### Required task
Determine the count of lines holding the string "that". Return only the number.

### Given entries

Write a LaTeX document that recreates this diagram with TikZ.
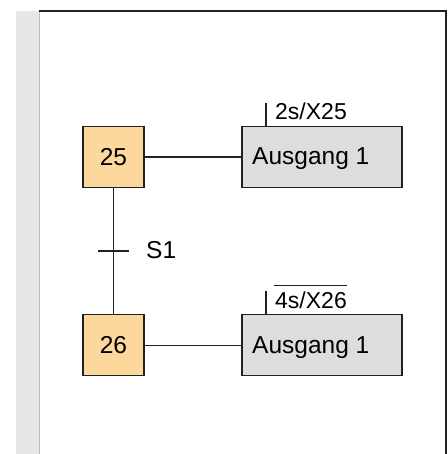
\documentclass[tikz,border=0pt]{standalone}
\usepackage{fontspec}
\setmainfont{Liberation Sans}
\definecolor{stepfill}{HTML}{FDD89C}
\definecolor{actfill}{HTML}{DCDDDF}
\definecolor{band}{HTML}{E6E7E8}
\definecolor{ink}{HTML}{231F20}
\newcommand{\bigtxt}{\fontsize{24.5}{28}\selectfont}
\newcommand{\qualtxt}{\fontsize{23}{27}\selectfont}
\begin{document}
\begin{tikzpicture}[x=1pt,y=-1pt,
  stepbox/.style={draw=ink,line width=1.3pt,fill=stepfill,minimum width=61pt,minimum height=61pt,inner sep=0pt,font=\bigtxt},
  actbox/.style={draw=ink,line width=1.3pt,fill=actfill,minimum width=160pt,minimum height=61pt,inner sep=0pt},
  wire/.style={draw=ink,line width=1.1pt},
  lbl/.style={anchor=base west,inner sep=0pt,font=\bigtxt},
  qual/.style={anchor=base west,inner sep=0pt,font=\qualtxt}]
\useasboundingbox (0,0) rectangle (447,454);
\fill[white] (0,0) rectangle (447,454);
\fill[band] (16,11) rectangle (39,454);
\draw[line width=0.8pt,black!25] (39.3,11) -- (39.3,454);
\draw[ink,line width=1.1pt] (39,11) -- (446,11) -- (446,454);
% steps
\node[stepbox] (s25) at (113.5,157) {25};
\node[stepbox] (s26) at (113.5,345.2) {26};
\node[actbox] (a1) at (322,157) {};
\node[lbl] (t1) at (252,164.8) {Ausgang 1};
\node[actbox] (a2) at (322,345.2) {};
\node[lbl] (t2) at (252,353) {Ausgang 1};
\draw[wire] (s25) -- (a1);
\draw[wire] (s26) -- (a2);
\draw[wire] (s25) -- (s26);
% transition
\coordinate (trL) at (98,251);
\coordinate (trR) at (129,251);
\draw[wire] (trL) -- (trR);
\node[lbl] (s1) at (146,258.5) {S1};
% qualifiers
\coordinate (q1) at (266,103);
\draw[wire] (q1) -- (q1 |- a1.north);
\node[qual] (q1t) at (275,119.5) {2s/X25};
\coordinate (q2) at (266,291);
\draw[wire] (q2) -- (q2 |- a2.north);
\node[qual] (q2t) at (275,308) {4s/X26};
\draw[ink,line width=1pt] (273.5,285) -- (q2t.base east |- 0,285);
\end{tikzpicture}
\end{document}
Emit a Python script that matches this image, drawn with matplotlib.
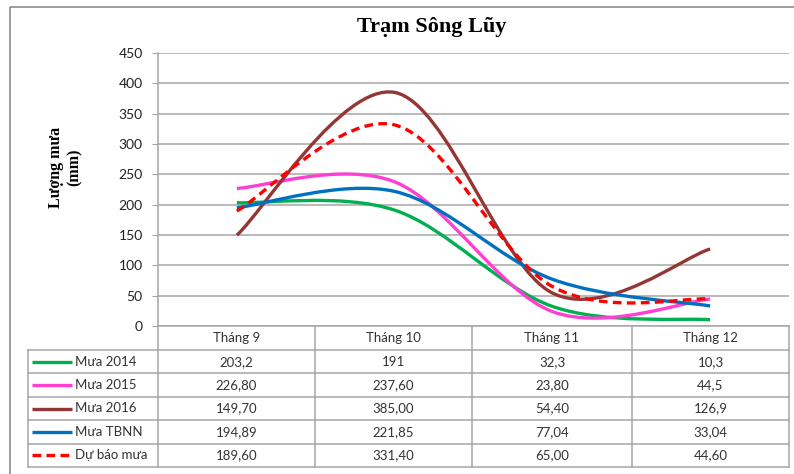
import numpy as np
import matplotlib
matplotlib.use('Agg')
import matplotlib.pyplot as plt
from matplotlib.path import Path
from matplotlib.patches import PathPatch, Rectangle

# ---------------- datos ----------------
thang = ['Tháng 9', 'Tháng 10', 'Tháng 11', 'Tháng 12']

mua_2014 = [203.2, 191, 32.3, 10.3]
mua_2015 = [226.80, 237.60, 23.80, 44.5]
mua_2016 = [149.70, 385.00, 54.40, 126.9]
mua_tbnn = [194.89, 221.85, 77.04, 33.04]
du_bao = [189.60, 331.40, 65.00, 44.60]

nhan_2014 = ['203,2', '191', '32,3', '10,3']
nhan_2015 = ['226,80', '237,60', '23,80', '44,5']
nhan_2016 = ['149,70', '385,00', '54,40', '126,9']
nhan_tbnn = ['194,89', '221,85', '77,04', '33,04']
nhan_du_bao = ['189,60', '331,40', '65,00', '44,60']

ten_chuoi = ['Mưa 2014', 'Mưa 2015', 'Mưa 2016', 'Mưa TBNN', 'Dự báo mưa']
y_ticks = [0, 50, 100, 150, 200, 250, 300, 350, 400, 450]

series = [mua_2014, mua_2015, mua_2016, mua_tbnn, du_bao]
nhans = [nhan_2014, nhan_2015, nhan_2016, nhan_tbnn, nhan_du_bao]
colores = ['#00B050', '#FF3FD2', '#943634', '#0070C0', '#FF0000']
estilos = ['-', '-', '-', '-', (0, (2.6, 1.6))]

sans = ['Lato', 'DejaVu Sans']
serif = ['Liberation Serif', 'DejaVu Serif']
gris = '#A6A6A6'

W, H = 794, 474
fig = plt.figure(figsize=(W / 100, H / 100), dpi=100)

# area del grafico en pixeles
x0, x1 = 158, 789
y_top, y_bot = 53, 326


def fx(px):
    return px / W


def fy(py):
    return 1 - py / H


ax = fig.add_axes([fx(x0), fy(y_bot), fx(x1) - fx(x0), fy(y_top) - fy(y_bot)])


# curva suavizada estilo Excel (Bezier tipo Catmull-Rom)
def curva(xs, ys):
    pts = np.column_stack([xs, ys]).astype(float)
    n = len(pts)
    verts = [pts[0]]
    codes = [Path.MOVETO]
    for i in range(n - 1):
        p_prev = pts[i - 1] if i > 0 else pts[i]
        p_next2 = pts[i + 2] if i + 2 < n else pts[i + 1]
        c1 = pts[i] + (pts[i + 1] - p_prev) / 6
        c2 = pts[i + 1] - (p_next2 - pts[i]) / 6
        verts += [c1, c2, pts[i + 1]]
        codes += [Path.CURVE4] * 3
    return Path(verts, codes)


x = np.arange(len(thang))
for ys, col, ls in zip(series, colores, estilos):
    patch = PathPatch(curva(x, ys), fill=False, edgecolor=col, lw=2.4,
                      linestyle=ls, capstyle='butt', zorder=3)
    ax.add_patch(patch)

ax.set_xlim(-0.5, len(thang) - 0.5)
ax.set_ylim(0, 450)
ax.set_yticks(y_ticks)
ax.set_yticklabels([str(v) for v in y_ticks], fontsize=10, family=sans, color='#222222')
ax.set_xticks([])
ax.tick_params(axis='y', length=4, color=gris, pad=7)
ax.grid(axis='y', color=gris, lw=1.1)
ax.set_axisbelow(True)
for s in ['top', 'right']:
    ax.spines[s].set_visible(False)
ax.spines['left'].set_color(gris)
ax.spines['bottom'].set_color(gris)
ax.spines['left'].set_linewidth(1.1)
ax.spines['bottom'].set_linewidth(1.1)

# capa en pixeles para la tabla y los textos
ov = fig.add_axes([0, 0, 1, 1], zorder=-1)
ov.set_xlim(0, W)
ov.set_ylim(H, 0)
ov.axis('off')

# marco exterior
ov.add_patch(Rectangle((10, 7), W, H, fill=False, edgecolor='#8C8C8C', lw=1.2))

# titulo y etiqueta del eje y
ov.text(432, 27, 'Trạm Sông Lũy', ha='center', va='center', fontsize=16,
        fontweight='bold', family=serif)
ov.text(65, 167, 'Lượng mưa\n(mm)', ha='center', va='center', fontsize=11.5,
        fontweight='bold', family=serif, rotation=90, linespacing=1.25)

# tabla de datos
cols = [158, 315, 472, 632, 789]
filas = [326, 350, 373.4, 396.8, 420.2, 443.6, 467]
leg_x = 28

for cx in cols:
    ov.plot([cx, cx], [filas[0], filas[-1]], color=gris, lw=1.1)
ov.plot([leg_x, leg_x], [filas[1], filas[-1]], color=gris, lw=1.1)
ov.plot([leg_x, cols[-1]], [filas[1], filas[1]], color=gris, lw=1.1)
for fy_ in filas[2:]:
    ov.plot([leg_x, cols[-1]], [fy_, fy_], color=gris, lw=1.1)

for j, t in enumerate(thang):
    ov.text((cols[j] + cols[j + 1]) / 2, (filas[0] + filas[1]) / 2, t,
            ha='center', va='center', fontsize=9.5, family=sans, color='#333333')

for i, (nombre, col, ls, nh) in enumerate(zip(ten_chuoi, colores, estilos, nhans)):
    yc = (filas[i + 1] + filas[i + 2]) / 2
    ov.plot([32, 72], [yc, yc], color=col, lw=2.4, linestyle=ls, solid_capstyle='butt',
            dash_capstyle='butt')
    ov.text(75, yc, nombre, ha='left', va='center', fontsize=9.5, family=sans,
            color='#333333')
    for j, v in enumerate(nh):
        ov.text((cols[j] + cols[j + 1]) / 2, yc, v, ha='center', va='center',
                fontsize=9.5, family=sans, color='#333333')

fig.savefig('out.png', dpi=100)
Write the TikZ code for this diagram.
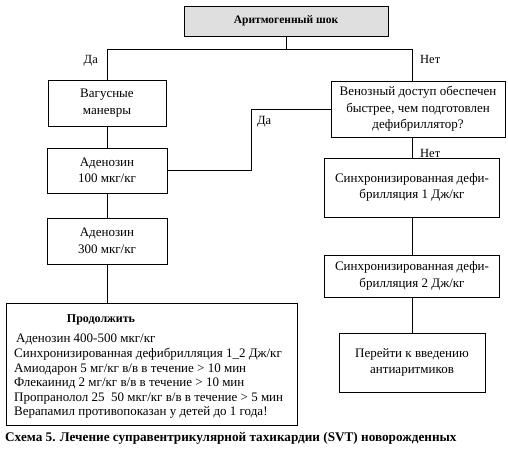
\documentclass[tikz,border=0pt]{standalone}
\usepackage{fontspec}
\setmainfont{Liberation Serif}
\tikzset{
  box/.style={draw, line width=0.6pt, align=center, inner sep=0pt,
    font=\fontsize{13}{16.5}\selectfont},
  lbl/.style={font=\fontsize{12.5}{14}\selectfont, inner sep=0pt},
  link/.style={line width=0.6pt}
}
\begin{document}
\begin{tikzpicture}[x=1pt,y=-1pt]
\useasboundingbox (0,0) rectangle (508,457);
\node[box, fill=gray!25, minimum width=204, minimum height=30,
  font=\bfseries\fontsize{11.5}{13}\selectfont] (shock) at (286,21) {Аритмогенный шок};
\node[box, minimum width=118, minimum height=46] (vagus) at (107,103) {Вагусные\\маневры};
\node[box, minimum width=120, minimum height=45] (aden1) at (107,170.5) {Аденозин\\100 мкг/кг};
\node[box, minimum width=120, minimum height=46] (aden2) at (107,241) {Аденозин\\300 мкг/кг};
\node[box, minimum width=291, minimum height=122] (cont) at (151.5,364) {};
\node[font=\bfseries\fontsize{12}{14}\selectfont, inner sep=0pt] (conthead) at (101,320) {Продолжить};
\node[anchor=north west, align=left, inner sep=0pt,
  font=\fontsize{13}{14.6}\selectfont] (contlist) at (14,334)
  {\hspace{2pt}Аденозин 400-500 мкг/кг\\
   Синхронизированная дефибрилляция 1\_2 Дж/кг\\
   Амиодарон 5 мг/кг в/в в течение > 10 мин\\
   Флекаинид 2 мг/кг в/в в течение > 10 мин\\
   Пропранолол 25~ 50 мкг/кг в/в в течение > 5 мин\\
   Верапамил противопоказан у детей до 1 года!};
\node[box, minimum width=174, minimum height=56] (venous) at (418,109)
  {Венозный доступ обеспечен\\быстрее, чем подготовлен\\дефибриллятор?};
\node[box, minimum width=175, minimum height=59] (sync1) at (412,187.5)
  {Синхронизированная дефи-\\брилляция 1 Дж/кг};
\node[box, minimum width=175, minimum height=42] (sync2) at (412,276)
  {Синхронизированная дефи-\\брилляция 2 Дж/кг};
\node[box, minimum width=146, minimum height=59] (goto) at (412,362.5)
  {Перейти к введению\\антиаритмиков};

\coordinate (split) at (shock.south |- 0,49);
\coordinate (yesturn) at (251,109);
\draw[link] (shock.south) -- (split);
\draw[link] (split) -| (vagus.north);
\draw[link] (split) -| (sync1.north |- venous.north);
\draw[link] (vagus) -- (aden1);
\draw[link] (aden1) -- (aden2);
\draw[link] (aden2.south) -- (aden2.south |- cont.north);
\draw[link] (venous.west) -- (yesturn) |- (aden1.east);
\draw[link] (sync1.north |- venous.south) -- (sync1.north);
\draw[link] (sync1) -- (sync2);
\draw[link] (sync2) -- (goto);

\node[lbl, anchor=east] (yes1) at (98,61) {Да};
\node[lbl, anchor=west] (no1) at (420,59) {Нет};
\node[lbl, anchor=west] (yes2) at (257,122) {Да};
\node[lbl, anchor=west] (no2) at (420,153) {Нет};

\node[anchor=west, inner sep=0pt, font=\bfseries\fontsize{13.2}{14}\selectfont] (caption) at (5,438)
  {Схема 5. Лечение суправентрикулярной тахикардии (SVT) новорожденных};
\end{tikzpicture}
\end{document}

### Exercise response
2